In the late 18th and early 19th centuries, as a young America began to dominate world trade, spices became big business, especially in New England. Salem, Massachusetts dominated the North American pepper trade. In 1797 Captain Jonathan Carnes sailed into Salem with a boatload of pepper, becoming the first of nearly 1,000 American ships to make the around-the-world voyage for pepper. The reason was simple: Carnes voyage produced a 700% profit for his investors. Many pepper voyages sailed from New England ports to the spice docks in Sumatra. In fact, New England imported so much pepper (remember that pepper was so valuable it was once used as currency) that the price of pepper fell, in 1843, to less than three cents a pound, ruining many aspects of the American business economy.
Beginning around 1800, Americans not only desired more spices in their diets, but they began to look for better ways to store the valuable spices that came their way. Small crocks were used as the first spice canisters. And by 1820, farmers and city craftsmen alike were building one-of-a-kind spice cabinets to hold the meager store of spices available.

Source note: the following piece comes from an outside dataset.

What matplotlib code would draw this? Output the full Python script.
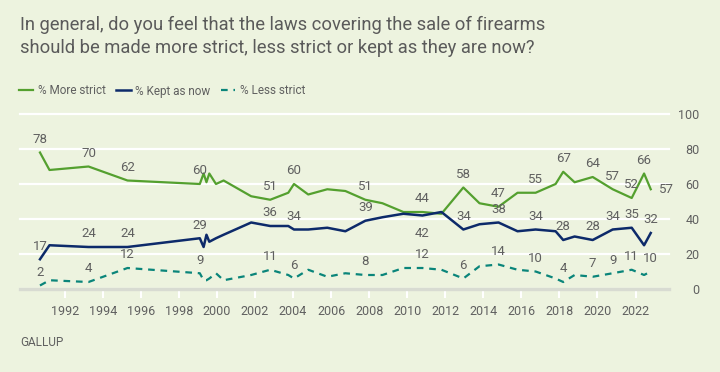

Normally these handcrafted spice cabinets sell for tidy sums at auctions and in antique stores. Look for ones that have original paint on them, lettering, or some other special feature. Most of these old spice cabinets sell for about $100. But exceptional pre-Civil War spice cabinets easily bring $500 or more, and some can still be found in the rafters of old barns or the attics of old houses.
Following the Civil War, the Industrial Revolution blossomed. While hand-made spice cabinets still appeared on farms and on the shrinking Western frontier, the majority of spice cabinets were now manufactured.
Again, watch for painted ones and ones with lettering, especially since spice cabinets and apothecary cabinets were virtually identical during the late 1800s, so the name of spices on the cabinets ensures both its purpose and its value.
From the late 1870s on, tin spice cabinets were produced, becoming the preferred spice cabinet for most homes by 1900. These early tin beauties can easily cost $500 in good condition.
Other spice cabinets worth looking for are old Hoosier spice bottles and rack that once were sold inside the Hoosier Cabinets. These glass and metal sets are quite stunning to use today and are valued at $200 or more if you can find a complete set.
Collectors often begin a spice cabinet collection when they inherit a spice cabinet that once belonged to their mom or grandma. Some of these cabinets are the tacky wooden ones from the 1960s and ’70s that came complete with spice bottles, wooden utensils, and note pads. In good condition, they can add both a sentimental air to a collection and still represent a specific time in American kitchens. If your mom did not leave you one, a vintage ’70s spice cabinet can be found in most antique stores for about $30.
Today, spices are used in nearly everything we eat. It is hard for the modern homemaker to imagine a time when fragrant bits of leaves, seeds and bark once controlled the destiny of empires. Spice racks have changed over time nearly as much as the spice business itself. Most spices are now simply hidden away in a kitchen cabinet or pantry, left in the bottles they were sold in. But there was a day when the spice trade was king, and a collection of old spice cabinets adds both nostalgia and romance to any home.